Conveying Depth through Aerial Perspective
There are various ways in which perspective can do this. Here, let’s take a look at what is known as ‘aerial perspective’. Since the more distant an object, the paler it appears due to particles of dust in the atmosphere, we tend to assume that paler objects in an image are more distant. This effect is frequently seen in landscape photographs where layers of hills or mountains that recede into the distance become lighter and lighter in tone. Levels of contrast also tend to fall off with distance and the colour temperatures become cooler rendering distant hills a little bluer.

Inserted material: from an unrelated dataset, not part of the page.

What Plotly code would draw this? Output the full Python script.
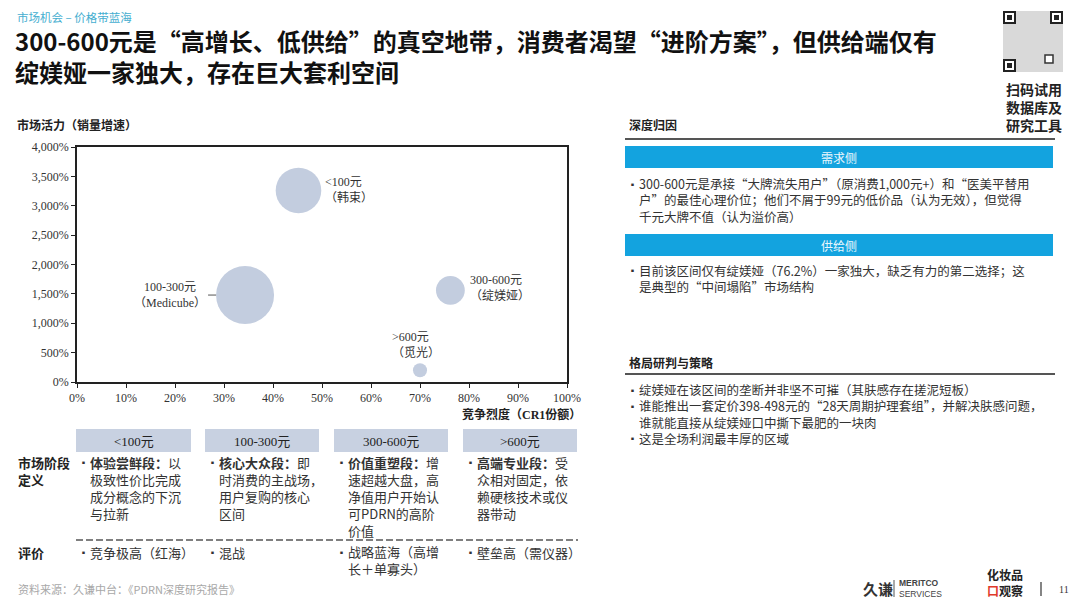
import plotly.graph_objects as go

# The page body keeps its default 8px margin, so the figure is drawn 16px smaller
# and all layout positions below are given in page pixels (offset by 8px).
PAGE_W, PAGE_H = 1080, 608
OX, OY = 8, 8
W, H = PAGE_W - 2 * OX, PAGE_H - 2 * OY

# ---------------- data ----------------
segments = ["<100元", "100-300元", "300-600元", ">600元"]
brands = ["韩束", "Medicube", "绽媄娅", "觅光"]
cr1_share = [45.2, 34.3, 76.2, 70.0]          # 竞争烈度（CR1份额）, %
sales_growth = [3260, 1480, 1560, 200]        # 市场活力（销量增速）, %
market_size = [21, 34, 8.4, 2.0]              # bubble size (relative)

x_ticks = [0, 10, 20, 30, 40, 50, 60, 70, 80, 90, 100]
y_ticks = [0, 500, 1000, 1500, 2000, 2500, 3000, 3500, 4000]

stage_def = [
    ["<b>体验尝鲜段：</b>以", "极致性价比完成", "成分概念的下沉", "与拉新"],
    ["<b>核心大众段：</b>即", "时消费的主战场，", "用户复购的核心", "区间"],
    ["<b>价值重塑段：</b>增", "速超越大盘，高", "净值用户开始认", "可PDRN的高阶", "价值"],
    ["<b>高端专业段：</b>受", "众相对固定，依", "赖硬核技术或仪", "器带动"],
]
evaluation = [
    ["竞争极高（红海）"],
    ["混战"],
    ["战略蓝海（高增", "长＋单寡头）"],
    ["壁垒高（需仪器）"],
]
demand_lines = [
    "300-600元是承接“大牌流失用户”（原消费1,000元+）和“医美平替用",
    "户”的最佳心理价位；他们不屑于99元的低价品（认为无效），但觉得",
    "千元大牌不值（认为溢价高）",
]
supply_lines = [
    "目前该区间仅有绽媄娅（76.2%）一家独大，缺乏有力的第二选择；这",
    "是典型的“中间塌陷”市场结构",
]
strategy_items = [
    ["绽媄娅在该区间的垄断并非坚不可摧（其肤感存在搓泥短板）"],
    ["谁能推出一套定价398-498元的“28天周期护理套组”，并解决肤感问题，",
     "谁就能直接从绽媄娅口中撕下最肥的一块肉"],
    ["这是全场利润最丰厚的区域"],
]

# ---------------- helpers ----------------
CJK = "Noto Sans CJK SC"
SERIF = "Liberation Serif, Noto Sans CJK SC"
ann = []
shapes = []


def px(x):
    return (x - OX) / W


def py(y):
    return 1 - (y - OY) / H


def text(x, y, s, size=13, color="#222", xanchor="left", yanchor="middle",
         family=CJK, align="left"):
    ann.append(dict(x=px(x), y=py(y), xref="paper", yref="paper", text=s,
                    showarrow=False, xanchor=xanchor, yanchor=yanchor, align=align,
                    font=dict(size=size, color=color, family=family)))


def block(x, y_first, lines, size=13, color="#333", **kw):
    """Multi-line text; y_first is the centre of the first line."""
    n = len(lines)
    yc = y_first + (n - 1) * 1.3 * size / 2
    text(x, yc, "<br>".join(lines), size=size, color=color, **kw)


def rect(x0, y0, x1, y1, fill, line_color=None, lw=0):
    shapes.append(dict(type="rect", xref="paper", yref="paper",
                       x0=px(x0), x1=px(x1), y0=py(y1), y1=py(y0),
                       fillcolor=fill, line=dict(width=lw, color=line_color or fill),
                       layer="below"))


def hline(x0, x1, y, color="#444", width=1.5, dash="solid"):
    shapes.append(dict(type="line", xref="paper", yref="paper",
                       x0=px(x0), x1=px(x1), y0=py(y), y1=py(y),
                       line=dict(color=color, width=width, dash=dash)))


def vline(x, y0, y1, color="#444", width=1.2):
    shapes.append(dict(type="line", xref="paper", yref="paper",
                       x0=px(x), x1=px(x), y0=py(y0), y1=py(y1),
                       line=dict(color=color, width=width)))


# ---------------- header ----------------
text(15, 17, "市场机会 – 价格带蓝海", size=11.5, color="#45aed0")
block(13, 40, ["<b>300-600元是“高增长、低供给”的真空地带，消费者渴望“进阶方案”，但供给端仅有</b>",
               "<b>绽媄娅一家独大，存在巨大套利空间</b>"], size=24, color="#111")

# QR-like block
rect(1003, 11, 1063, 72, "#d9d9d9")
for (qx, qy) in [(1004, 12), (1051, 12), (1004, 60)]:
    rect(qx, qy, qx + 11, qy + 11, "#ffffff", "#222", 2)
    rect(qx + 3, qy + 3, qx + 8, qy + 8, "#222")
rect(1045, 55, 1053, 63, "#ffffff", "#333", 1.5)
block(1034, 89, ["<b>扫码试用</b>", "<b>数据库及</b>", "<b>研究工具</b>"], size=14,
      color="#222", xanchor="center", align="center")

# ---------------- bubble chart ----------------
text(15, 125, "<b>市场活力（销量增速）</b>", size=12)
text(583, 414, "<b>竞争烈度（CR1份额）</b>", size=12, xanchor="right", family=SERIF)

fig = go.Figure()
fig.add_trace(go.Scatter(
    x=cr1_share, y=sales_growth, mode="markers",
    marker=dict(size=market_size, sizemode="area", sizeref=2 * 34 / 58 ** 2,
                color="#c3cddf", line=dict(width=0), opacity=1),
    text=[f"{s}（{b}）" for s, b in zip(segments, brands)],
    hoverinfo="text", showlegend=False, cliponaxis=False,
))

lab_font = dict(size=12, color="#333", family=SERIF)
# <100元 (韩束)
ann.append(dict(x=cr1_share[0], y=sales_growth[0], xref="x", yref="y",
                text=f"{segments[0]}<br>（{brands[0]}）", showarrow=False,
                xanchor="left", yanchor="middle", align="left", xshift=25, font=lab_font))
# 100-300元 (Medicube) with leader line
ann.append(dict(x=cr1_share[1], y=sales_growth[1], xref="x", yref="y",
                text=f"{segments[1]}<br>（{brands[1]}）", showarrow=True,
                arrowhead=0, arrowwidth=1, arrowcolor="#555", ax=-37, ay=0,
                standoff=29, xanchor="right", yanchor="middle", align="center",
                font=lab_font))
# 300-600元 (绽媄娅)
ann.append(dict(x=cr1_share[2], y=sales_growth[2], xref="x", yref="y",
                text=f"{segments[2]}<br>（{brands[2]}）", showarrow=False,
                xanchor="left", yanchor="middle", align="left", xshift=18, yshift=2,
                font=lab_font))
# >600元 (觅光)
ann.append(dict(x=cr1_share[3], y=sales_growth[3], xref="x", yref="y",
                text=f"{segments[3]}<br>（{brands[3]}）", showarrow=False,
                xanchor="center", yanchor="bottom", align="left", xshift=-4, yshift=8,
                font=lab_font))

# ---------------- segment table ----------------
box_x = [(76, 191), (205, 319), (334, 448), (463, 577)]
for (x0, x1), seg in zip(box_x, segments):
    rect(x0, 429, x1, 452, "#c8d1e1")
    text((x0 + x1) / 2, 441, seg, size=13, color="#222", xanchor="center", family=SERIF)

block(16, 463, ["<b>市场阶段</b>", "<b>定义</b>"], size=13, color="#222")
for (x0, x1), lines in zip(box_x, stage_def):
    text(x0 + 1, 463, "▪", size=9, color="#333")
    block(x0 + 12, 463, lines, size=13)

hline(76, 578, 540, color="#555", width=1.6, dash="7px,3px")

text(16, 552, "<b>评价</b>", size=13)
for (x0, x1), lines in zip(box_x, evaluation):
    text(x0 + 1, 552, "▪", size=9, color="#333")
    block(x0 + 12, 552, lines, size=13)

text(16, 589, "资料来源：久谦中台：《PDRN深度研究报告》", size=11, color="#a8a8a8")

# ---------------- right panel ----------------
RX0, RX1 = 625, 1053
RS = 12.5
text(627, 125, "<b>深度归因</b>", size=12)
hline(RX0, 1055, 139, color="#555", width=2)

rect(RX0, 146, RX1, 168, "#13a3df")
text((RX0 + RX1) / 2, 157, "需求侧", size=12, color="#eaf7fd", xanchor="center")
text(626, 184, "▪", size=9, color="#333")
block(637, 184, demand_lines, size=RS)

rect(RX0, 234, RX1, 256, "#13a3df")
text((RX0 + RX1) / 2, 245, "供给侧", size=12, color="#eaf7fd", xanchor="center")
text(626, 270, "▪", size=9, color="#333")
block(637, 270, supply_lines, size=RS)

text(627, 362, "<b>格局研判与策略</b>", size=12)
hline(RX0, 1055, 374, color="#555", width=2)
all_lines = []
for item in strategy_items:
    text(626, 390 + len(all_lines) * 1.3 * RS, "▪", size=9, color="#333")
    all_lines.extend(item)
block(637, 390, all_lines, size=RS)

# ---------------- footer logos ----------------
text(861, 588, "<b>久谦</b>", size=15, color="#333")
vline(894, 580, 597, color="#555", width=1)
block(897, 583, ["<b>MERITCO</b>", "SERVICES"], size=8.5, color="#444", family="Liberation Sans")
block(985, 575, ["<b>化妆品</b>",
                 "<b><span style='color:#e03a2a'>口</span>观察</b>"], size=12, color="#222")
vline(1041, 582, 596, color="#333", width=1.2)
text(1057, 589, "11", size=10, color="#333", family=SERIF)

# ---------------- layout ----------------
fig.update_layout(
    width=W, height=H, margin=dict(l=0, r=0, t=0, b=0),
    paper_bgcolor="white", plot_bgcolor="white",
    font=dict(family=CJK, color="#222"),
    xaxis=dict(domain=[px(77), px(567)], range=[0, 100], tickvals=x_ticks,
               ticktext=[f"{v}%" for v in x_ticks], ticks="outside", ticklen=4,
               tickcolor="#222", showline=True, linecolor="#222", linewidth=1.5,
               mirror=True, showgrid=False, zeroline=False, automargin=False,
               tickfont=dict(family=SERIF, size=12, color="#333")),
    yaxis=dict(domain=[py(382), py(147)], range=[0, 4000], tickvals=y_ticks,
               ticktext=[f"{v:,}%" for v in y_ticks], ticks="outside", ticklen=4,
               tickcolor="#222", showline=True, linecolor="#222", linewidth=1.5,
               mirror=True, showgrid=False, zeroline=False, automargin=False,
               tickfont=dict(family=SERIF, size=12, color="#333")),
    annotations=ann, shapes=shapes, hovermode="closest",
)

fig.write_html("out.html", config={"displayModeBar": False})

Knowing this we might, for example, choose to return to photograph a scene when light direction and climatic or atmospheric conditions exaggerate this effect. Side- or back-lighting might for example simplify and emphasize the ‘layering’ and tonal variations of hills or mountains receding into the distance. Haze, mist, dust or atmospheric pollution may also make the effect of aerial perspective more apparent in the resulting image. By choosing our viewpoint carefully and framing the shot appropriately to focus the attention on a part of the scene where this effect is particularly apparent, we can also give a strong sense of depth.

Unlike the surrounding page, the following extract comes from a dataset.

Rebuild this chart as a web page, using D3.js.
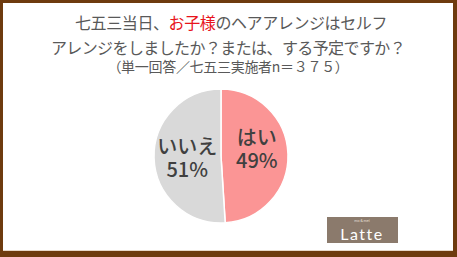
<!DOCTYPE html>
<html>
<head>
<meta charset="utf-8">
<script src="https://cdn.jsdelivr.net/npm/d3@7"></script>
<style>
  body { margin: 0; background: #fff; }
  svg { display: block; font-family: "Noto Sans CJK JP", sans-serif; }
</style>
</head>
<body>
<div id="chart"></div>
<script>
// data
var categories = ["はい", "いいえ"];
var values = [49, 51];
var colors = ["#fb9595", "#d9d9d9"];
var titleLines = ["七五三当日、お子様のヘアアレンジはセルフ", "アレンジをしましたか？または、する予定ですか？"];
var subTitle = "（単一回答／七五三実施者n＝３７５）";

var width = 457, height = 257;

var svg = d3.select("#chart")
  .append("svg")
    .attr("width", width)
    .attr("height", height);

// brown frame
svg.append("rect").attr("width", width).attr("height", height).attr("fill", "#6e3b0e");
svg.append("rect")
  .attr("x", 3).attr("y", 3)
  .attr("width", width - 7).attr("height", height - 10)
  .attr("fill", "#fff");
svg.append("line")
  .attr("x1", 3).attr("x2", width - 4)
  .attr("y1", height - 6.5).attr("y2", height - 6.5)
  .attr("stroke", "#e8d8c8").attr("stroke-width", 1);

// title
var t1 = svg.append("text")
  .attr("x", 231).attr("y", 29)
  .attr("text-anchor", "middle")
  .attr("font-size", 16)
  .attr("letter-spacing", -0.4)
  .attr("fill", "#595959");
t1.append("tspan").text("七五三当日、");
t1.append("tspan").attr("fill", "#e8141c").text("お子様");
t1.append("tspan").text("のヘアアレンジはセルフ");

svg.append("text")
  .attr("x", 228).attr("y", 54)
  .attr("text-anchor", "middle")
  .attr("font-size", 16)
  .attr("letter-spacing", -0.6)
  .attr("fill", "#595959")
  .text(titleLines[1]);

svg.append("text")
  .attr("x", 228).attr("y", 72)
  .attr("text-anchor", "middle")
  .attr("font-size", 14)
  .attr("letter-spacing", -0.3)
  .attr("fill", "#595959")
  .text(subTitle);

// pie
var cx = 221, cy = 156, r = 67;
var pie = d3.pie().sort(null).value(function(d) { return d; });
var arc = d3.arc().innerRadius(0).outerRadius(r);
var arcs = pie(values);

var g = svg.append("g").attr("transform", "translate(" + cx + "," + cy + ")");
g.selectAll("path")
  .data(arcs)
  .enter().append("path")
    .attr("d", arc)
    .attr("fill", function(d, i) { return colors[i]; })
    .attr("stroke", "#fff")
    .attr("stroke-width", 1.5);

var labelArc = d3.arc().innerRadius(r * 0.52).outerRadius(r * 0.52);
function labelPos(d, i) {
  var c = labelArc.centroid(d);
  return [c[0] + 1, c[1] + (i == 0 ? -4 : 3)];
}
g.selectAll("text.cat")
  .data(arcs)
  .enter().append("text")
    .attr("class", "cat")
    .attr("text-anchor", "middle")
    .attr("font-size", 20)
    .attr("font-weight", 500)
    .attr("fill", "#404040")
    .attr("x", function(d, i) { return labelPos(d, i)[0]; })
    .attr("y", function(d, i) { return labelPos(d, i)[1] - 6; })
    .text(function(d, i) { return categories[i]; });
g.selectAll("text.pct")
  .data(arcs)
  .enter().append("text")
    .attr("class", "pct")
    .attr("text-anchor", "middle")
    .attr("font-size", 20)
    .attr("font-weight", 500)
    .attr("fill", "#404040")
    .attr("x", function(d, i) { return labelPos(d, i)[0]; })
    .attr("y", function(d, i) { return labelPos(d, i)[1] + 17; })
    .text(function(d) { return d.data + "%"; });

// logo
svg.append("rect")
  .attr("x", 327).attr("y", 217)
  .attr("width", 71).attr("height", 26)
  .attr("fill", "#8b7a6c");
svg.append("text")
  .attr("x", 362).attr("y", 222)
  .attr("text-anchor", "middle")
  .attr("font-size", 3.5)
  .attr("fill", "#e8e0d8")
  .text("mo & mei");
svg.append("text")
  .attr("x", 362).attr("y", 240)
  .attr("text-anchor", "middle")
  .attr("font-size", 16)
  .attr("font-family", "Lato, sans-serif")
  .attr("letter-spacing", 1.5)
  .attr("fill", "#fff")
  .text("Latte");
</script>
</body>
</html>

There are many other compositional strategies and tools that can be employed to give a sense of depth and which can be used to actively support one another. For example, we can include elements of known sizes at different distances through the scene – the fact that one car is much smaller than another tells us that one is much further away. Including foreground, middle-distant and distant elements of interest might be considered and it often helps to overlap near and far objects. Choice of focal length and viewing angle can make a big difference to our perception of distance between objects. Another powerful means of suggesting depth is to include converging lines – I’ll discuss this process of ‘linear perspective’ in a subsequent article.